• GIVEN REQUEST:
Tally the lines containing the word "this", and report the tally alone.

-------- RECORD EXTRACTS

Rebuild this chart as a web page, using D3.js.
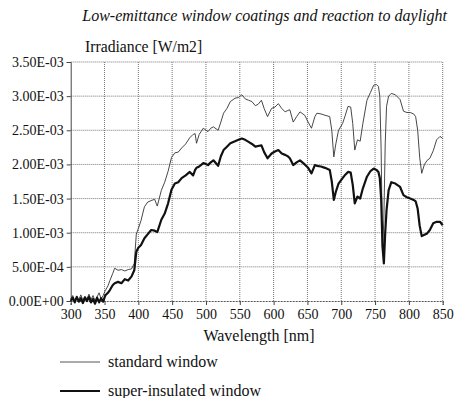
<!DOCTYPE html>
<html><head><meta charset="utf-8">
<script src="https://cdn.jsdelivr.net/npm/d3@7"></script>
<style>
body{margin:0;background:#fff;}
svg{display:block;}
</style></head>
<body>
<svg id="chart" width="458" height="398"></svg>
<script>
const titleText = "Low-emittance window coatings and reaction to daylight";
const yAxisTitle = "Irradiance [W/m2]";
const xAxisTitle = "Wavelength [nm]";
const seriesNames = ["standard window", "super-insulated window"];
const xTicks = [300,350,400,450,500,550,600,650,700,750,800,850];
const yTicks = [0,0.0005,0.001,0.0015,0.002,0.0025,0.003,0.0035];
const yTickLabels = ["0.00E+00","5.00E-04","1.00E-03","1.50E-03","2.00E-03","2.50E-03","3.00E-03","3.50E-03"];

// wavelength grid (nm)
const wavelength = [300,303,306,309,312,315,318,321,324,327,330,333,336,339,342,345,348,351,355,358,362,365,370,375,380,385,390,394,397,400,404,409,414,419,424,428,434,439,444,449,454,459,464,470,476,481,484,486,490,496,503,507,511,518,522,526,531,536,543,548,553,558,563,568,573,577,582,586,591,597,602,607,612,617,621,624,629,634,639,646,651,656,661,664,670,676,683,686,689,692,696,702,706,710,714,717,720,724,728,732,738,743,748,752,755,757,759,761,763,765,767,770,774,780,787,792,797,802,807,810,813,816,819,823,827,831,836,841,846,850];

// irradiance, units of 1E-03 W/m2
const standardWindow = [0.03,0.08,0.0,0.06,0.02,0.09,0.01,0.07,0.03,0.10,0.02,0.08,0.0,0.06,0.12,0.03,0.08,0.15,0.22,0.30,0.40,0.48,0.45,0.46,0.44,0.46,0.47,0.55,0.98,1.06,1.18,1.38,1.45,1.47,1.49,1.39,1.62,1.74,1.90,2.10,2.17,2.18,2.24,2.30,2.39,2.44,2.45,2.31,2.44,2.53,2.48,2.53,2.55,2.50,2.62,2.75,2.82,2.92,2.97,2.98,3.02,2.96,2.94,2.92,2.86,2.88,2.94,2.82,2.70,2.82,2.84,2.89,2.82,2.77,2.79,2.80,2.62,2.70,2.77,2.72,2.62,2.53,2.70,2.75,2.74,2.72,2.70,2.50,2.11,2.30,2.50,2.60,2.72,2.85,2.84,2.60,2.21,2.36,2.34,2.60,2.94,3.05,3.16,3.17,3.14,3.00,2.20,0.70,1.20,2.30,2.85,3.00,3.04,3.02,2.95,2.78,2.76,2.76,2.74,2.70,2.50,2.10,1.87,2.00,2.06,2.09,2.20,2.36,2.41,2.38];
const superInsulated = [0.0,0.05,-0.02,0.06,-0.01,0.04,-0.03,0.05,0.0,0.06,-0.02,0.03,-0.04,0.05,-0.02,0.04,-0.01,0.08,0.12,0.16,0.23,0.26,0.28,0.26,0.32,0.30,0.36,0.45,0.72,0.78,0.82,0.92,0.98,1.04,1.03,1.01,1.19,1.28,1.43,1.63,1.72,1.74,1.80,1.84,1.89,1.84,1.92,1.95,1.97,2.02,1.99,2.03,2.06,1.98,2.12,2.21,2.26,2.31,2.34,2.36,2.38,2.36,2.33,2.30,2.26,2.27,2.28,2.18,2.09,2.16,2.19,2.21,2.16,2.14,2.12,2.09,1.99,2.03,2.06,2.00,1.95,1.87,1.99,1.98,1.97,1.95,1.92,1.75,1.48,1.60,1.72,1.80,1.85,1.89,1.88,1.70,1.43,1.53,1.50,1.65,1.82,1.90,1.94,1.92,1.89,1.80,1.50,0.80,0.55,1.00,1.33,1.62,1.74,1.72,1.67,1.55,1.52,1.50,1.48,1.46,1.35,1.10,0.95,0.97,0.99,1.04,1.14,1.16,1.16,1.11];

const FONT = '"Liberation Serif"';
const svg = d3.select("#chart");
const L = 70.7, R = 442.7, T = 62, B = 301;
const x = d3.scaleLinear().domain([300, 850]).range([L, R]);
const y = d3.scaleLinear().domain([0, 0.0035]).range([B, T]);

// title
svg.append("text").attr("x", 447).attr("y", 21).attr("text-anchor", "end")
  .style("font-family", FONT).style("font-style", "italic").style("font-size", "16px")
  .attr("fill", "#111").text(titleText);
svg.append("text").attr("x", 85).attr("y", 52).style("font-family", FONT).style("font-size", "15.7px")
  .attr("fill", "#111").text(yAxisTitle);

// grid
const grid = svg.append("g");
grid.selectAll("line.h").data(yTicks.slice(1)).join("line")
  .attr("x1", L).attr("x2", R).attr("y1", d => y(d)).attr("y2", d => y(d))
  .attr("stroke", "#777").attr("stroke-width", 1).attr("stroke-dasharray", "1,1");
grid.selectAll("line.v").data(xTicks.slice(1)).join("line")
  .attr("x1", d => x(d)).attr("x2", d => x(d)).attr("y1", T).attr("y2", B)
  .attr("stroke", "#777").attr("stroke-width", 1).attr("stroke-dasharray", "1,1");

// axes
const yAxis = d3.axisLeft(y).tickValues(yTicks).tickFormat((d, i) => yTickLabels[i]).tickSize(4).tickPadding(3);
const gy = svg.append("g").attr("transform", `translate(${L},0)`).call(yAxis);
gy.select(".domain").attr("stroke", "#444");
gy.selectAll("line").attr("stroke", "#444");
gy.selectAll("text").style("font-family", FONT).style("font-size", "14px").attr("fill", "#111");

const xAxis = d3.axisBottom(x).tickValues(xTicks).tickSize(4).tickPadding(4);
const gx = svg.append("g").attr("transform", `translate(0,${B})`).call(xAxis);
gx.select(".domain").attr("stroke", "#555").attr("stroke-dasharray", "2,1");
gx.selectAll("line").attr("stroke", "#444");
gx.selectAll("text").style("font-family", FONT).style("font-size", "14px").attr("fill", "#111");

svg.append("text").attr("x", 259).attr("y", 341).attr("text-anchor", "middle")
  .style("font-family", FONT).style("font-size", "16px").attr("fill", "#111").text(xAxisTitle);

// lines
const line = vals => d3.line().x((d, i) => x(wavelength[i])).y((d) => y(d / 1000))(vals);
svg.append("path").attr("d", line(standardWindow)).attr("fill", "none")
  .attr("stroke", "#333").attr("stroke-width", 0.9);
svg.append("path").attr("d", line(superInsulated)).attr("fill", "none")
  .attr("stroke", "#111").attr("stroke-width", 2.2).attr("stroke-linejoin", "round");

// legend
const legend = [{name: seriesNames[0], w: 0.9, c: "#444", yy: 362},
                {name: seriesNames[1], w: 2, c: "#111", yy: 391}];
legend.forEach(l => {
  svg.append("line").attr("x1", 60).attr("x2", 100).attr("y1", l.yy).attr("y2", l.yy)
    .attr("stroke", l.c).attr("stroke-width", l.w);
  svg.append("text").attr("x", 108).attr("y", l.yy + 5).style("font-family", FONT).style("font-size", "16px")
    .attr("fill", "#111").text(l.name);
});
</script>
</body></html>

----------------
-------- RECORD EXTRACTS

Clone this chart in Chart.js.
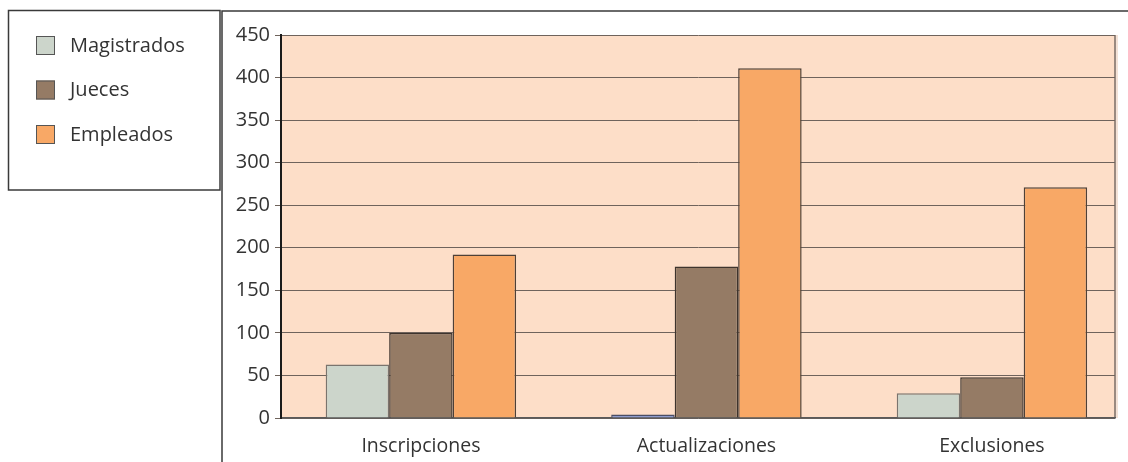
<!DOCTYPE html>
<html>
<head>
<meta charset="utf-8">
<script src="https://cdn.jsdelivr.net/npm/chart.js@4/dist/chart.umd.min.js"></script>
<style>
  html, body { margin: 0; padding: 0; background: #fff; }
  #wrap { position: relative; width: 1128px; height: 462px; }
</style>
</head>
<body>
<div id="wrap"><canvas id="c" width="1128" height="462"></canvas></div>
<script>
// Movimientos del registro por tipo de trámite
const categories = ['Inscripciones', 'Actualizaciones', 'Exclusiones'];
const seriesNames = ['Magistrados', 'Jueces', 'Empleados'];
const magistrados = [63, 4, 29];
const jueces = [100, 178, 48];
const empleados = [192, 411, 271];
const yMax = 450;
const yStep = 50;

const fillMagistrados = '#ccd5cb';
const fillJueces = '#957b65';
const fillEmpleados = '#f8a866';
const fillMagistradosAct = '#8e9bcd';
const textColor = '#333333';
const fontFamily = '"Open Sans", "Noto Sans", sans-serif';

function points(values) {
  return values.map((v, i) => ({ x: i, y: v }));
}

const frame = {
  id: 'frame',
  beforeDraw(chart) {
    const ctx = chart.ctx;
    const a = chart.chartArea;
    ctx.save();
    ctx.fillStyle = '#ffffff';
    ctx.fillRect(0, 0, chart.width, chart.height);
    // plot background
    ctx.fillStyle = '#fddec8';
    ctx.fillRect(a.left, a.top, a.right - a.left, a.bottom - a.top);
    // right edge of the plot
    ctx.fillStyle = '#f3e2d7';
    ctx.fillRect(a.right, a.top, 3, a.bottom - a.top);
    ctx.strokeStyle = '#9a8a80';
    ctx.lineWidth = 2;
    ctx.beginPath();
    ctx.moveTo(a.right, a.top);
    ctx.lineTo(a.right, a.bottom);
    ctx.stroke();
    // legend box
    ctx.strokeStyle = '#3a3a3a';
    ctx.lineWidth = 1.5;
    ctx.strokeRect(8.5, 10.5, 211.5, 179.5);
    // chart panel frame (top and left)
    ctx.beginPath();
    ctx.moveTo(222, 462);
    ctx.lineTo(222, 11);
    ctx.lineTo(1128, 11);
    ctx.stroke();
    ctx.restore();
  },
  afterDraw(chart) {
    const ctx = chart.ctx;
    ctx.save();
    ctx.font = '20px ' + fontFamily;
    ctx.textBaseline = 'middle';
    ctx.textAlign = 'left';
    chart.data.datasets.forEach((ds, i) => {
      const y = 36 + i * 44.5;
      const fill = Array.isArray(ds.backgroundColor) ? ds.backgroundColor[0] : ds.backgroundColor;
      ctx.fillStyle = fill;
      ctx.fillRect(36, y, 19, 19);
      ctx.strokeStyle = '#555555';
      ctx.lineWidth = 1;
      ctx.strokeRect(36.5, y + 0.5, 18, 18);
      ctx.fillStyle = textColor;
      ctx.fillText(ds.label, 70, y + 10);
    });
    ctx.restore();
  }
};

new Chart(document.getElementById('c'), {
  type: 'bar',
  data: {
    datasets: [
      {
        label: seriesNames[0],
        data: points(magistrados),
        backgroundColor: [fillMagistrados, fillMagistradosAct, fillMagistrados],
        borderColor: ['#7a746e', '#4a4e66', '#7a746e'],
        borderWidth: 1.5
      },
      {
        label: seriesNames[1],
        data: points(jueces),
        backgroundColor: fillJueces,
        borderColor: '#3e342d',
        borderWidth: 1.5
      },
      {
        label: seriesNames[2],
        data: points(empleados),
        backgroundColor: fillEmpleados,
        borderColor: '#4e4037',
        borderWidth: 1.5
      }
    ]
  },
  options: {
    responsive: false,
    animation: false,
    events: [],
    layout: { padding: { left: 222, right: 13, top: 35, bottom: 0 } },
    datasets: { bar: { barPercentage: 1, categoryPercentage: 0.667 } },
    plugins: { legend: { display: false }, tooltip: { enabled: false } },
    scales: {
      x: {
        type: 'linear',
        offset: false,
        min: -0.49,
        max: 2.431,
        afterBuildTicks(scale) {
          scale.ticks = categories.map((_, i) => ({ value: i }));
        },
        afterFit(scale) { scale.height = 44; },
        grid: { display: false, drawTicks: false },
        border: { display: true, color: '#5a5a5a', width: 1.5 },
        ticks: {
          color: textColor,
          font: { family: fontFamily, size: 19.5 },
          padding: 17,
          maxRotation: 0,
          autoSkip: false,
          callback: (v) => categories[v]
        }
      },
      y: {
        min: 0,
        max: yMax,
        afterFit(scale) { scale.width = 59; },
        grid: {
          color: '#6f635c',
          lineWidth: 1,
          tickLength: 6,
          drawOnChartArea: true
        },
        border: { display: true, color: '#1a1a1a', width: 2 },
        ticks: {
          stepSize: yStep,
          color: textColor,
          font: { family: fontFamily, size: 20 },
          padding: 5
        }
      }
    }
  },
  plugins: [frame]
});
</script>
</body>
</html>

----------------

• EXPECTED OUTPUT:
2